Records contained in a dataset
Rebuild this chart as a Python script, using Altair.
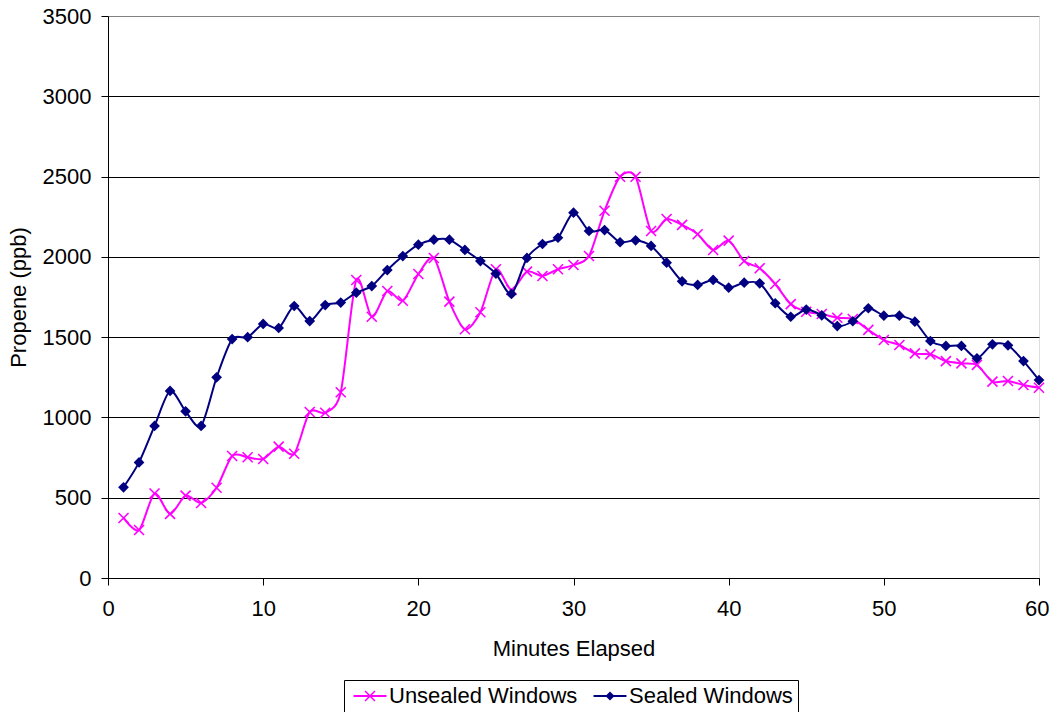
import altair as alt
import pandas as pd

minutes = list(range(1, 61))

unsealed = [374, 299, 526, 399, 513, 467, 562, 760, 752, 741,
            818, 774, 1034, 1029, 1157, 1856, 1627, 1787, 1727, 1893,
            1993, 1721, 1549, 1655, 1923, 1794, 1908, 1881, 1923, 1949,
            2005, 2287, 2499, 2499, 2161, 2236, 2199, 2141, 2043, 2101,
            1974, 1929, 1831, 1706, 1658, 1644, 1621, 1613, 1545, 1482,
            1451, 1399, 1393, 1351, 1337, 1327, 1223, 1227, 1202, 1185]

sealed = [565, 720, 947, 1165, 1038, 947, 1250, 1488, 1500, 1582,
          1557, 1694, 1600, 1700, 1715, 1777, 1818, 1918, 2005, 2076,
          2107, 2107, 2043, 1974, 1895, 1769, 1993, 2080, 2119, 2275,
          2161, 2167, 2091, 2103, 2068, 1964, 1848, 1825, 1856, 1808,
          1839, 1835, 1711, 1627, 1672, 1636, 1569, 1599, 1680, 1634,
          1634, 1596, 1476, 1445, 1445, 1368, 1455, 1449, 1351, 1233]

series_names = ["Unsealed Windows", "Sealed Windows"]
series_colors = ["#FF00FF", "#000080"]
x_ticks = [0, 10, 20, 30, 40, 50, 60]
y_ticks = [0, 500, 1000, 1500, 2000, 2500, 3000, 3500]

df = pd.DataFrame({
    "Minute": minutes + minutes,
    "Propene": unsealed + sealed,
    "Series": [series_names[0]] * len(minutes) + [series_names[1]] * len(minutes),
})

FONT = "Liberation Sans"
FS = 22
X_MARK = "M-1,-1L1,1M-1,1L1,-1"

LEG_UNSEALED = ("M-1.83,-0.11L1.83,-0.11L1.83,0.11L-1.83,0.11Z"
                "M-0.491,-0.609L0.609,0.491L0.491,0.609L-0.609,-0.491Z"
                "M-0.609,0.491L0.491,-0.609L0.609,-0.491L-0.491,0.609Z")
LEG_SEALED = ("M-1.83,-0.11L1.83,-0.11L1.83,0.11L-1.83,0.11Z"
              "M0,-0.5L0.5,0L0,0.5L-0.5,0Z")

x_enc = alt.X(
    "Minute:Q",
    scale=alt.Scale(domain=[0, 60], nice=False, zero=False),
    axis=alt.Axis(
        values=x_ticks, title="Minutes Elapsed", grid=False,
        labelFontSize=FS, titleFontSize=FS, labelFont=FONT, titleFont=FONT,
        titleFontWeight="normal", labelColor="black", titleColor="black",
        domainColor="black", tickColor="black", tickSize=7, labelPadding=13,
        titlePadding=19, labelFlush=False, labelOverlap=False, format="d",
        labelAlign={"condition": {"test": "datum.value >= 60", "value": "right"}, "value": "center"},
        labelOffset={"condition": {"test": "datum.value >= 60", "value": 10}, "value": 0},
    ),
)
y_enc = alt.Y(
    "Propene:Q",
    scale=alt.Scale(domain=[0, 3500], nice=False),
    axis=alt.Axis(
        values=y_ticks, title="Propene (ppb)", grid=True,
        gridColor={"condition": {"test": "datum.value >= 3500", "value": "#808080"}, "value": "#000000"},
        gridWidth=1,
        labelFontSize=FS, titleFontSize=FS, labelFont=FONT, titleFont=FONT,
        titleFontWeight="normal", labelColor="black", titleColor="black",
        domainColor="black", tickColor="black", tickSize=7, labelPadding=10,
        titlePadding=12, labelOverlap=False, format="d",
    ),
)

base = alt.Chart(df)

u_line = base.transform_filter(alt.datum.Series == series_names[0]).mark_line(
    color=series_colors[0], strokeWidth=2, interpolate="cardinal", tension=0.2
).encode(x=x_enc, y=y_enc)
u_pts = base.transform_filter(alt.datum.Series == series_names[0]).mark_point(
    shape=X_MARK, size=100, color=series_colors[0], strokeWidth=1.6, filled=False, opacity=1
).encode(x=x_enc, y=y_enc)

s_line = base.transform_filter(alt.datum.Series == series_names[1]).mark_line(
    color=series_colors[1], strokeWidth=2, interpolate="cardinal", tension=0.2
).encode(x=x_enc, y=y_enc)
s_pts = base.transform_filter(alt.datum.Series == series_names[1]).mark_point(
    shape="diamond", size=115, color=series_colors[1], filled=True, opacity=1
).encode(x=x_enc, y=y_enc)

legend_props = dict(
    title=None, orient="none", legendX=236, legendY=664, direction="horizontal",
    labelFont=FONT, labelFontSize=FS, labelColor="black", labelLimit=400,
    symbolSize=324, symbolStrokeWidth=0, symbolOffset=10, labelOffset=8,
    padding=5, strokeColor="black", columnPadding=11, symbolOpacity=1,
)

legend_layer = base.mark_point(filled=True, opacity=0).encode(
    x=x_enc, y=y_enc,
    color=alt.Color("Series:N", scale=alt.Scale(domain=series_names, range=series_colors),
                    legend=alt.Legend(**legend_props)),
    shape=alt.Shape("Series:N", scale=alt.Scale(domain=series_names, range=[LEG_UNSEALED, LEG_SEALED]),
                    legend=alt.Legend(**legend_props)),
)

chart = alt.layer(u_line, u_pts, s_line, s_pts, legend_layer).properties(
    width=931, height=562,
    autosize=alt.AutoSizeParams(type="none"),
    padding={"left": 100, "top": 8, "right": 10, "bottom": 134},
).configure_view(stroke="#808080", strokeWidth=1).configure(font=FONT, background="white")

chart.save("out.html", embed_options={"renderer": "svg", "actions": False})
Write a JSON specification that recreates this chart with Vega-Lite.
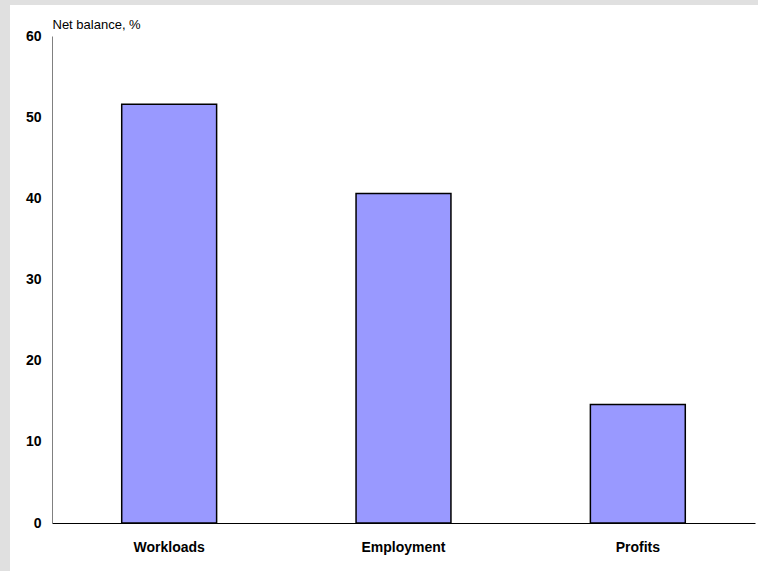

_WORK INSTRUCTIONS:_ Keep only the lines that hold the string "this", and copy them out.

_FINISHED TASK:_
Rebuild this chart as a Python script, using Altair.
Write a JSON specification that recreates this chart with Vega-Lite.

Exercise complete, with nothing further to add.